New Carnivorous Plant Species Found on Facebook

Drosera magnifica is a previously unknown carnivorous sundew discovered via Facebook. (Photo: Paulo Gonella [CC by 3.0]/Wikimedia Commons)

The meat-eating plant pictured above can grow 5 feet tall and catch insects as big as dragonflies. The species could be older than humanity, but as with many things, nobody knew it existed until someone posted it on Facebook.

A photo of the obscure sundew was first uploaded to the social network in 2013 by Reginaldo Vasconcelos, an amateur botanist who spotted it while hiking on a mountain in southeastern Brazil. The photo was then noticed a year later by Paulo Gonella, a plant researcher at the University of São Paulo's Institute of Biosciences who realized it looked distinct from any species he'd ever seen.

Gonella and Vasconcelos eventually met up and returned to the mountain, where they tracked down the mysterious plant. Along with researchers from the Botanical State Collection in Munich, Germany, they were able to confirm the species was previously unknown to science. They published their discovery — named Drosera magnifica, or "magnificent sundew" — this month in the journal Phytotaxa.

Sundews represent one of the largest groups of carnivorous plants on Earth, with around 200 species discovered so far. They attract and trap insects using sticky, hair-like glands spread across the surface of their leaves, then slowly roll up their leaf edges and produce digestive enzymes to consume their prey.

Drosera magnifica is reportedly the largest sundew and second-largest carnivorous plant native to the Americas. It's capable of growing up to 5 feet in height with leaves more than 9 inches long, helping it capture virtually any size of insect. Gonella was surprised when he first saw it, he tells IFLScience, "not only because it seemed to be a completely new species, but it was a gigantic plant."

Internet photos have become a useful tool for spreading knowledge among professional botanists and amateur plant enthusiasts, the Telegraph points out, although not usually to this degree. While photos taken by non-experts often provide information like location data that can inform future fieldwork by scientists, Gonella and his colleagues say this sundew is "the first plant species to be recorded as being discovered through photographs on a social network."

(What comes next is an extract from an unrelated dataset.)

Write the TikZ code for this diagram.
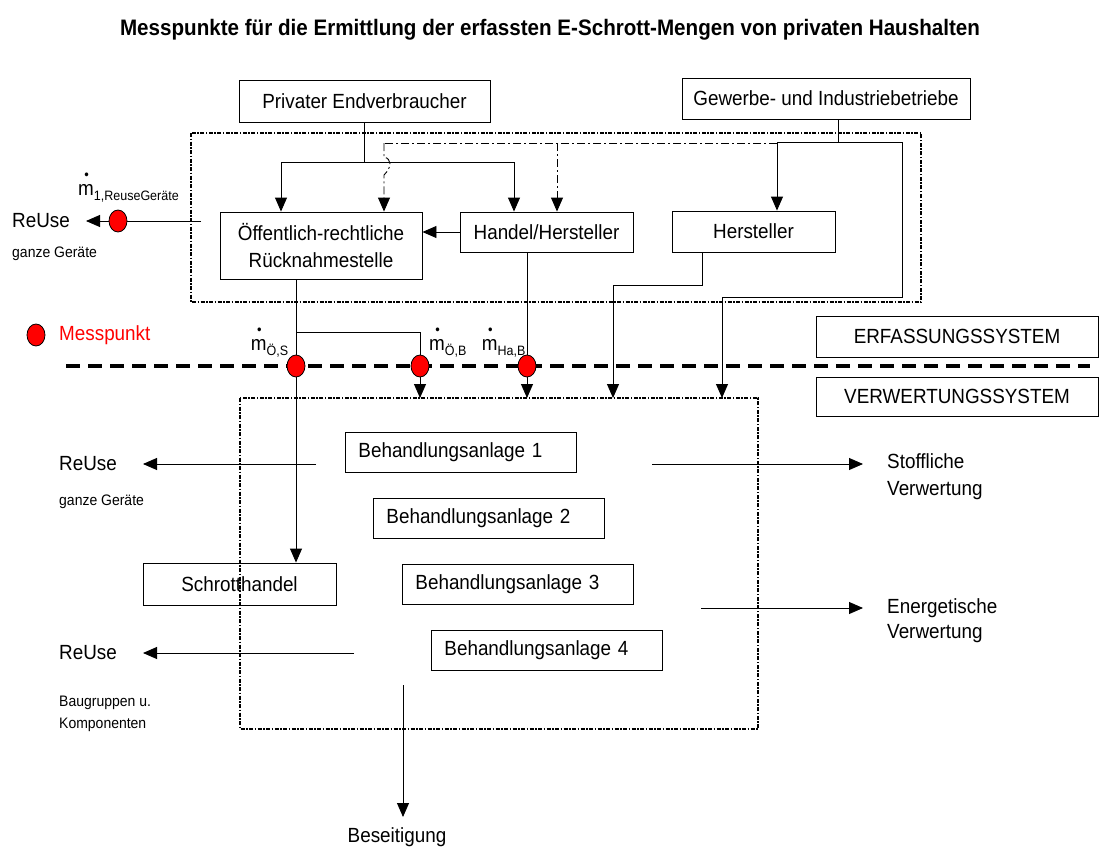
\documentclass[tikz,border=0pt]{standalone}
\usepackage{fontspec}
\setmainfont{Liberation Sans}[FakeStretch=0.92]
\usetikzlibrary{arrows.meta,shapes.geometric}
\newcommand\mdotlabel[1]{\makebox[0pt][l]{\makebox[0.833em]{\raisebox{16pt}{\fontsize{14}{14}\selectfont\textbullet}}}m\raisebox{-0.25em}{\fontsize{13.6}{15}\selectfont #1}}
\begin{document}
\begin{tikzpicture}[x=1pt,y=-1pt,font=\fontsize{20.5}{24}\selectfont,
  box/.style={draw,line width=0.9pt,inner sep=0pt,align=center},
  bbox/.style={draw,line width=0.9pt,inner xsep=13pt,inner ysep=0pt,text width=205pt,align=left,minimum height=40pt,anchor=west},
  arr/.style={-{Triangle[length=14pt,width=12pt]},line width=0.9pt},
  ln/.style={line width=0.9pt},
  ddot/.style={dash pattern=on 8pt off 3pt on 2pt off 3pt,line width=0.9pt},
  ddarr/.style={ddot,-{Triangle[length=14pt,width=12pt]}},
  frame/.style={line width=1.3pt,dash pattern=on 4pt off 1.5pt on 1.5pt off 1.5pt},
  mp/.style={ellipse,draw,fill=red,line width=0.8pt,minimum width=18pt,minimum height=22pt,inner sep=0pt},
  lab/.style={anchor=west,inner sep=0pt},
  small/.style={font=\fontsize{15.2}{22}\selectfont}]
\useasboundingbox (0,0) rectangle (1113,848);

% title
\node[font=\bfseries\fontsize{22.4}{26}\selectfont] (title) at (550,30) {Messpunkte für die Ermittlung der erfassten E-Schrott-Mengen von privaten Haushalten};

% frames
\draw[frame] (191,133) rectangle (921,302);
\draw[frame] (240,398) rectangle (758,729);

% separator
\draw[line width=4pt,dash pattern=on 14pt off 8pt] (66,366) -- (1090,366);

% boxes
\node[box,minimum width=251pt,minimum height=42pt] (priv) at (364.5,101) {Privater Endverbraucher};
\node[box,minimum width=288pt,minimum height=41pt] (gew) at (826,98.5) {Gewerbe- und Industriebetriebe};
\node[box,minimum width=202pt,minimum height=67pt,font=\fontsize{20.5}{27.6}\selectfont] (oef) at (321,245.5) {Öffentlich-rechtliche\\Rücknahmestelle};
\node[box,minimum width=173pt,minimum height=40pt] (han) at (546.5,232) {Handel/Hersteller};
\node[box,minimum width=163pt,minimum height=41pt] (her) at (753.5,231.5) {Hersteller};
\node[box,minimum width=282pt,minimum height=41pt] (erf) at (957,336.5) {ERFASSUNGSSYSTEM};
\node[box,minimum width=282pt,minimum height=39pt] (ver) at (957,396.5) {VERWERTUNGSSYSTEM};
\node[box,minimum width=193pt,minimum height=42pt] (sch) at (239.5,584) {Schrotthandel};
\node[bbox] (b1) at (345,452) {Behandlungsanlage 1};
\node[bbox] (b2) at (373,518.5) {Behandlungsanlage 2};
\node[bbox] (b3) at (402,584.5) {Behandlungsanlage 3};
\node[bbox] (b4) at (431,650.5) {Behandlungsanlage 4};

% free ends
\coordinate (pj) at (364.5,162);
\coordinate (gj) at (838,142);
\coordinate (gl) at (777,142);
\coordinate (gr) at (902,142);
\coordinate (dl) at (384,143);
\coordinate (dm) at (557,143);
\coordinate (t1) at (420,398);
\coordinate (t2) at (527,398);
\coordinate (t3) at (613,398);
\coordinate (t4) at (722,398);
\coordinate (oj) at (296,332);
\coordinate (r1s) at (201,221);
\coordinate (r1e) at (86,221);
\coordinate (r2s) at (316,464);
\coordinate (r2e) at (143,464);
\coordinate (r3s) at (354,653);
\coordinate (r3e) at (143,653);
\coordinate (s1s) at (652,464);
\coordinate (s1e) at (863,464);
\coordinate (s2s) at (701,608);
\coordinate (s2e) at (863,608);
\coordinate (bs) at (403,685);
\coordinate (be) at (403,817);

% connectors upper part
\draw[ln] (priv.south) -- (pj);
\draw[arr] (pj) -| ([xshift=-40pt]oef.north);
\draw[arr] (pj) -| ([xshift=-32.5pt]han.north);
\draw[ln] ([xshift=12pt]gew.south) -- (gj);
\draw[ln] (gl) -- (gr);
\draw[arr] (gl) -- ([xshift=23.5pt]her.north);
\draw[arr] (gr) -- (902,297) -| (t4);
\draw[ddot] (gl |- dl) -- (dl);
\draw[ddarr] (dl) -- (384,157) .. controls (392,159) and (392,167) .. (384,175) -- ([xshift=63pt]oef.north);
\draw[ddarr] (dm) -- ([xshift=10.5pt]han.north);
\draw[arr] (han.west) -- (han.west -| oef.east);
\draw[arr] (r1s) -- (r1e);

% connectors lower part
\draw[arr] ([xshift=-25pt]oef.south) -- ([xshift=56.5pt]sch.north);
\draw[arr] (oj) -| (t1);
\draw[arr] ([xshift=-19.5pt]han.south) -- (t2);
\draw[arr] ([xshift=-51.5pt]her.south) -- (702,285) -| (t3);
\draw[arr] (r2s) -- (r2e);
\draw[arr] (r3s) -- (r3e);
\draw[arr] (s1s) -- (s1e);
\draw[arr] (s2s) -- (s2e);
\draw[arr] (bs) -- (be);

% measuring points
\node[mp] (p0) at (118,221) {};
\node[mp] (p1) at (296,366) {};
\node[mp] (p2) at (420,366) {};
\node[mp] (p3) at (527,366) {};
\node[mp] (leg) at (36,335) {};

% labels
\node[lab,text=red] (legt) at (59,335) {Messpunkt};
\node[inner sep=0pt,anchor=base west] (mA) at (78,195) {\mdotlabel{1,ReuseGeräte}};
\node[inner sep=0pt,anchor=base west] (mB) at (250.7,350.7) {\mdotlabel{Ö,S}};
\node[inner sep=0pt,anchor=base west] (mC) at (429,350.7) {\mdotlabel{Ö,B}};
\node[inner sep=0pt,anchor=base west] (mD) at (481.7,350.7) {\mdotlabel{Ha,B}};
\node[lab] (ru1) at (12,221) {ReUse};
\node[lab,small] (gg1) at (12,254) {ganze Geräte};
\node[lab] (ru2) at (59,464) {ReUse};
\node[lab,small] (gg2) at (59,502) {ganze Geräte};
\node[lab] (ru3) at (59,653) {ReUse};
\node[lab,small,align=left] (bk) at (59,713.5) {Baugruppen u.\\Komponenten};
\node[lab,align=left,font=\fontsize{20.5}{26.5}\selectfont] (sv) at (887,476.5) {Stoffliche\\Verwertung};
\node[lab,align=left,font=\fontsize{20.5}{25}\selectfont] (ev) at (887,620.5) {Energetische\\Verwertung};
\node[inner sep=0pt] (bes) at (397,837) {Beseitigung};
\end{tikzpicture}
\end{document}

The plant has so far only been found on the one mountaintop in eastern Minas Gerais, and the researchers say it meets the criteria to be listed as "critically endangered" by the International Union for Conservation of Nature.

In addition to the limited size of its habitat, the mountain is surrounded by cattle ranches as well as coffee and eucalyptus plantations, according to the Telegraph, and most nearby forest cover has already been cleared. "The conservation of this region is crucial, as it hosts unique and still poorly known flora and fauna that are severely threatened by human interference and invasive plant species," Gonella says. "We are aware of a movement of local citizens that are fighting to turn this region into a state park and we are actively helping them to make this come true."